The time for the abolition of the current system is obviously here, let's build a new world from the rubble of the old!
Notes:
· Something that is worth mentioning is that the american progressives are mostly exempt from this critique. Sanders and the DSA do offer a concrete future: universal healthcare, free tuition, the nordic model in general (social democracy). Progressives are enjoying electoral feats and the Democratic Socialists of America (DSA) is constantly growing. However, europeans cannot copy them since we already enjoy social democracy.
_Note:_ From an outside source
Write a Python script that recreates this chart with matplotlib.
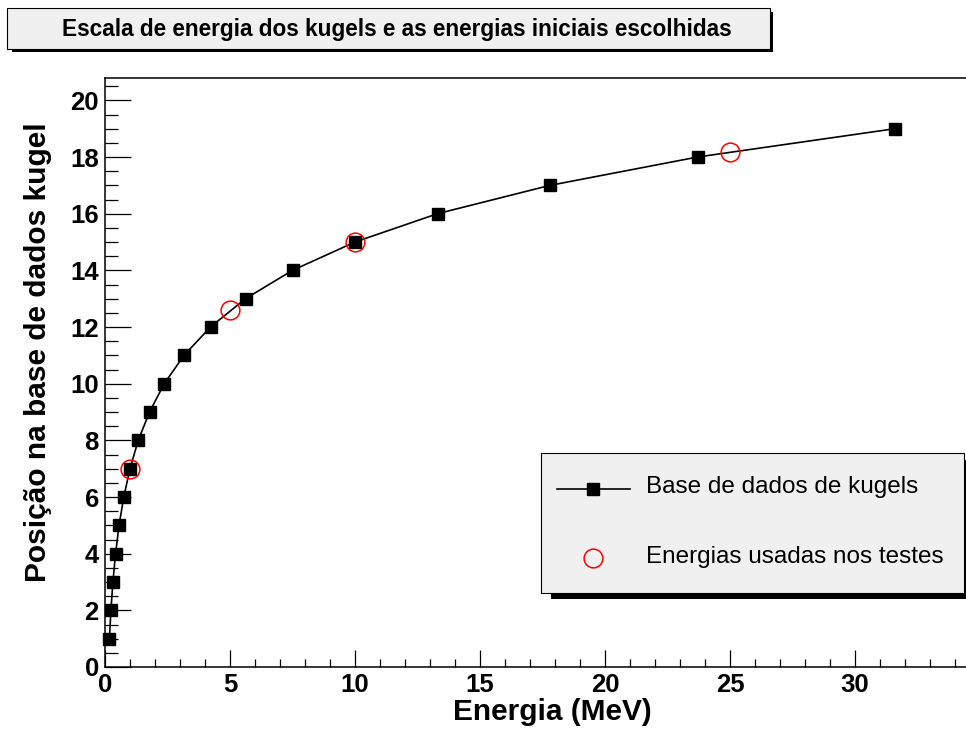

· Another point I wanted to develop in this piece is why I believe social democracy is not useful anymore. This could be its own article. In the age of globalization, taxing the ultra-rich does not work anymore, avoiding taxes is easier than ever, and countries are forced in a race-to-the-bottom for corporate taxes if they want to attract investment. The tax burden ends up falling on the working and middle-class. An example I want to mention is rent control: a proposed solution to the housing crisis in big cities. This regulation would entail to build more bureacracy to make sure it is being followed and this cost would inevitably fall on the working-class for the reasons mentioned previously. Rent control does not tackle the issue at heart but rather tries to alleviate it. Rent is growing because housing is treated as a commodity landlords can make a profit off, not a right we need in order to live. The left needs to transform the conditions which are causing these problems, not fix them with tape.
· A possible criticism I wanted to respond to was that progressives are not actually on retreat. For example, green parties appear to be surging, it's only the old left dying out. I think it deserves its own article too why green politics are a dead end, my criticism of them is also related to my critique of social democracy.